Thats just mean. 29° got my long handles on


----------



## Rover (Apr 18, 2018)

State fish rob said:


> Thats just mean. 29° got my long handles on


11 here today... Winter has finally arrived. Only 5 more weeks till the Keys though... I can’t wait.

I’m actually casually job searching North Carolina and south right now... sick of this cold.


----------



## flyclimber (May 22, 2016)

State fish rob said:


> Thats just mean. 29° got my long handles on


I can't imagine. We have highs in the high 60s and lows in the low 50s.. All week down here. Not quite flip flops on the boats but pretty dang close.


----------



## Rover (Apr 18, 2018)

freeclimber said:


> I can't imagine. We have highs in the high 60s and lows in the low 50s.. All week down here. Not quite flip flops on the boats but pretty dang close.
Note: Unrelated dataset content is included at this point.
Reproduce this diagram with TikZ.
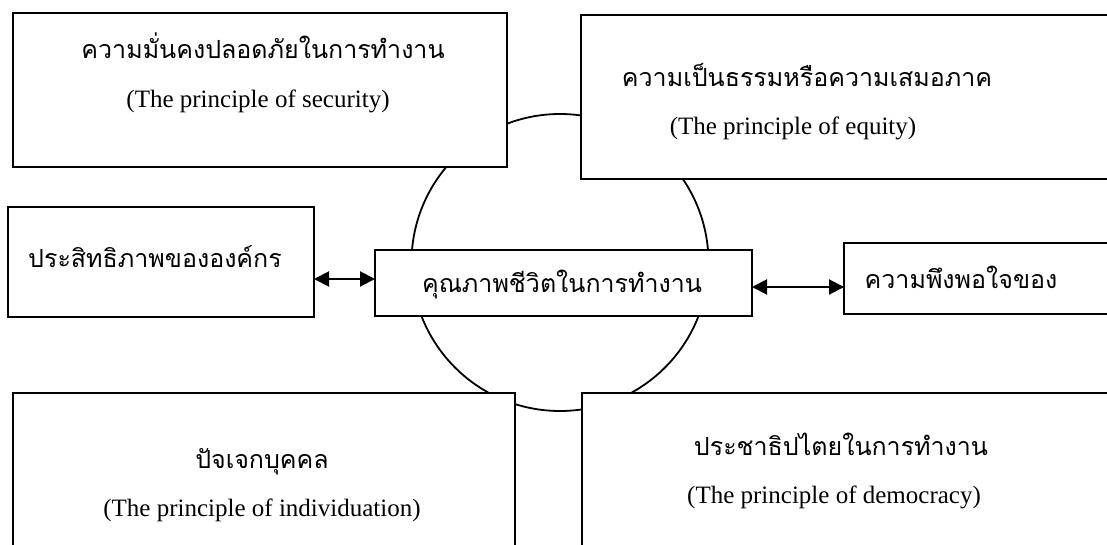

You like Jacksonville? That’s one of my Top choices... my company has a plant there... transfer is easier than finding a whole new job normally. Plus I like what I do, just not up here in the North.


----------



## flyclimber (May 22, 2016)

Rover said:


> You like Jacksonville? That’s one of my Top choices... my company has a plant there... transfer is easier than finding a whole new job normally. Plus I like what I do, just not up here in the North.


It has been well to me so far! Traffic can get really bad quick if it rains at all. Accidents. 

Fishing is good if you know where to go! Just have to mind all the oysters.


----------